It’s a daring bit of scrutiny that few families could withstand, but Cain, while fiercely honest, is never cruel. “Don’t make me look foolish,” Mary cautions him, but she needn’t worry. Linda Gehringer’s portrayal of Mary is absorbing, richly complete, and a spectacular performance. Mary’s sin, if it is one, is to instill in her children a stern Yankee ethic that hard work will be rewarded—and, conversely, that reward’s absence means a failure to work hard. Never a caricature, Gehringer displays a woman of smart independence who bears the know-it-all arrogance of her adult children with wry dignity, even as her failing body and mind force her to rely on them.

Director Kent Nicholson deftly keeps his cast maneuvering steadily through the familiar tensions between mother and adult son. Outwardly they are the trivial differences in taste and preference, but reveal uncomfortable adjustments as a son learns to see his mother as a woman, while she must fall under his caregiving dominion.

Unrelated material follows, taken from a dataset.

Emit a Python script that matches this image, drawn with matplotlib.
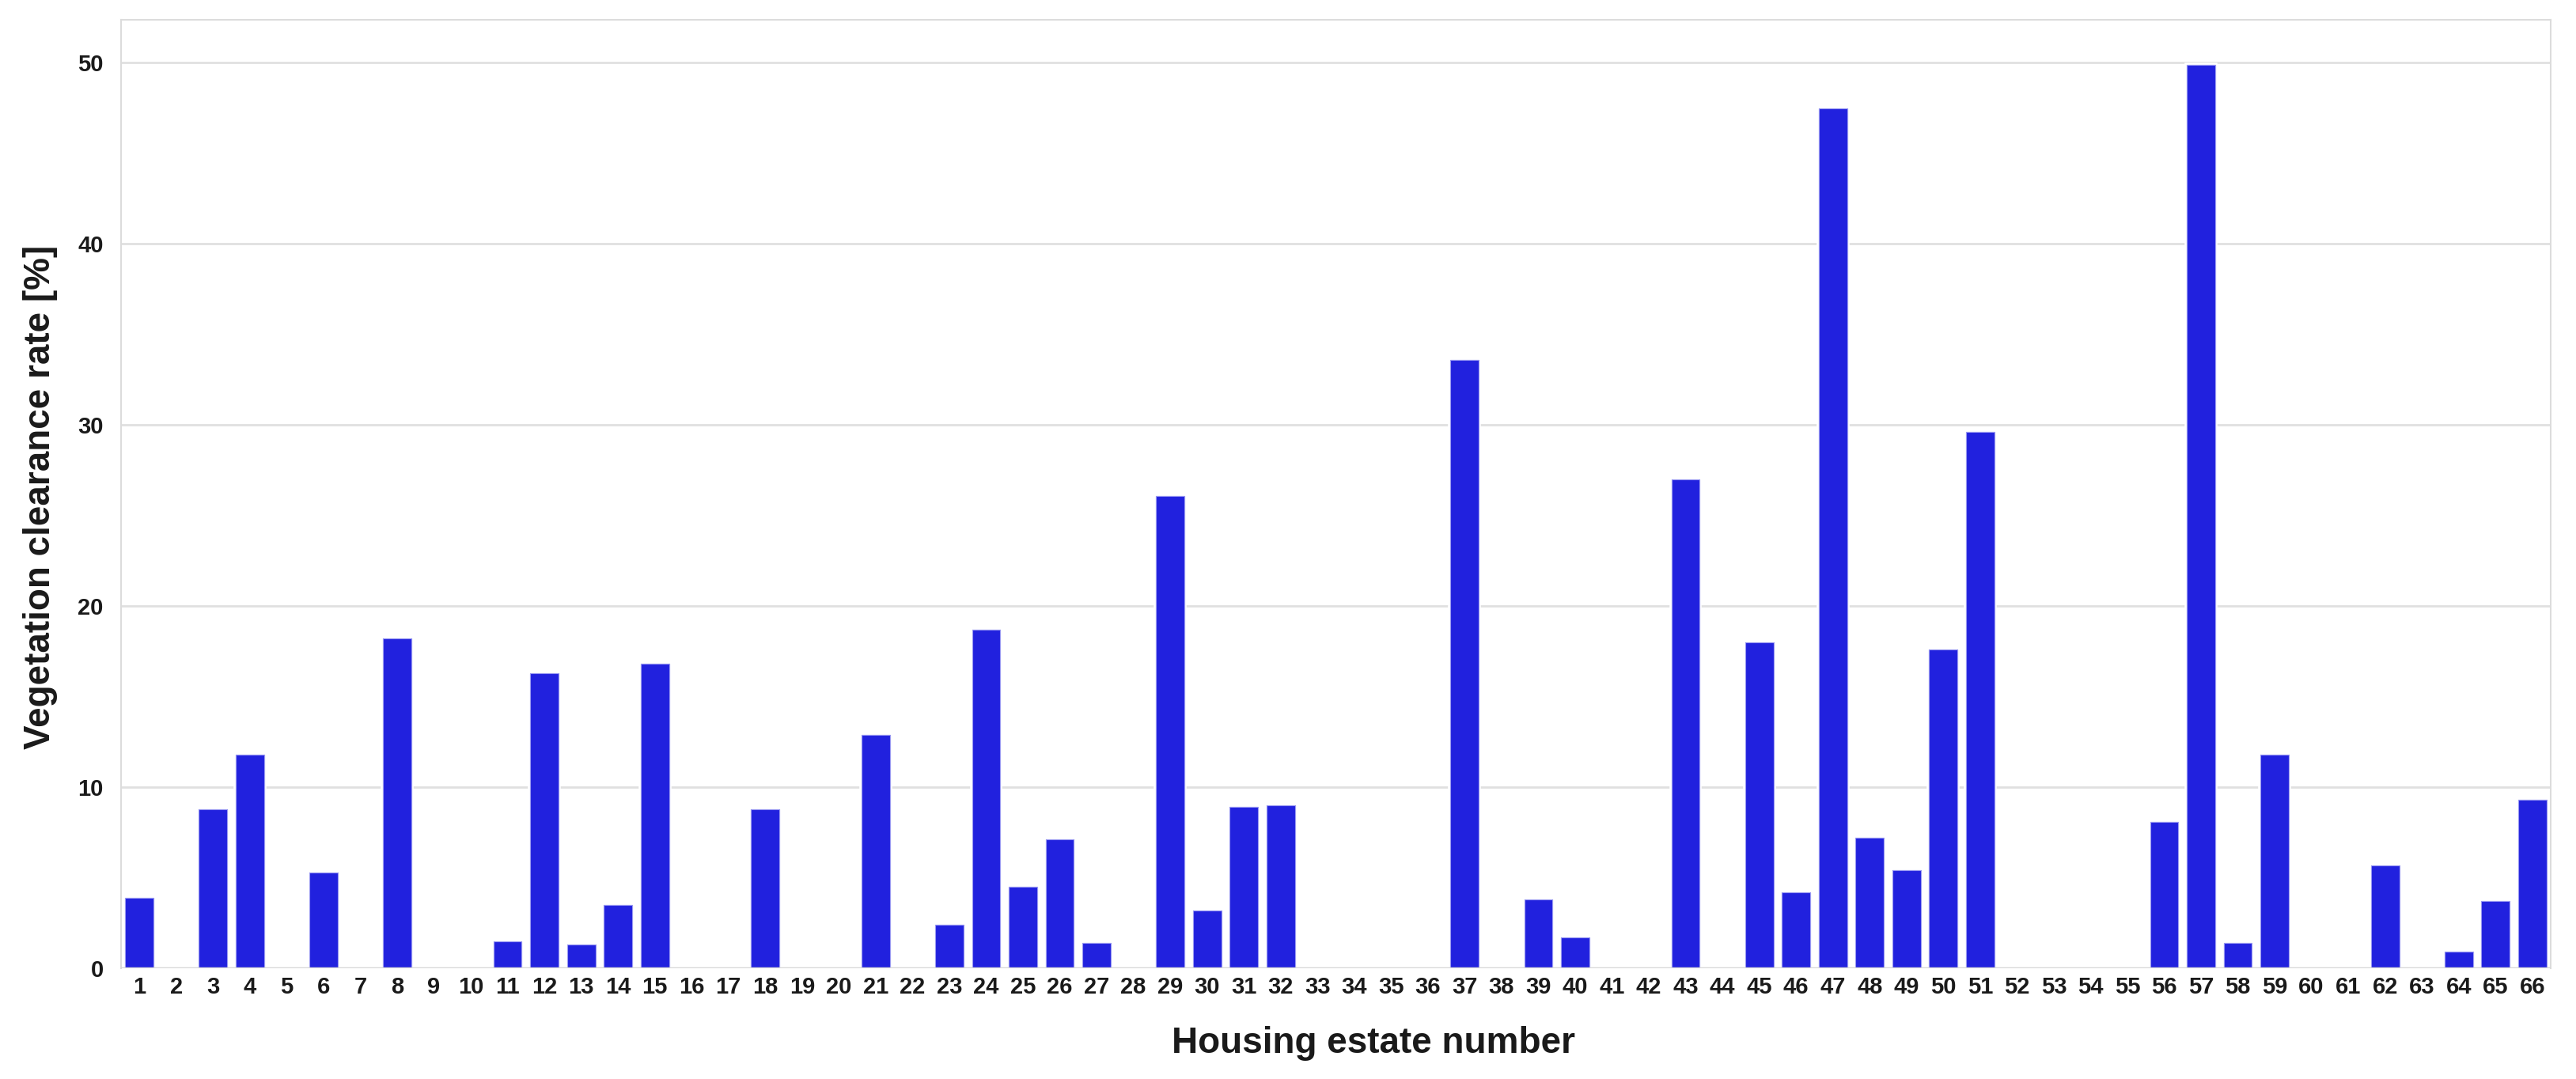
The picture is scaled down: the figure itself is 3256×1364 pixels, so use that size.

As Cain observes, “We are a functional family.” And that becomes clear as see his late father Pete, skillfully played by Leo Marks (last seen in Seattle as the protagonist of All the King’s Men at Intiman). Pete is a self-taught engineer, a thoughtful parent, bedrock of common sense, and a slick dance partner. Arguments occur, but they have rules that avoid serious discord.

Bill’s brother Paul, the suspected favorite, has damage, but he has to leave the family, serving in Vietnam, to acquire it. Aaron Blakely offers some compelling work in Paul’s visit with his brother to the Vietnam memorial, but little is revealed in his part to explain the grudging physical distance he maintains from his parents.

Scenic Designer Scott Bradley provides a minimal, but highly confined space for the actors, suggesting the constraints that family comity demands. With lighting designer Alexander V. Nichols, a suspended arsenal of lamps take turns descending to shine light on the scenes.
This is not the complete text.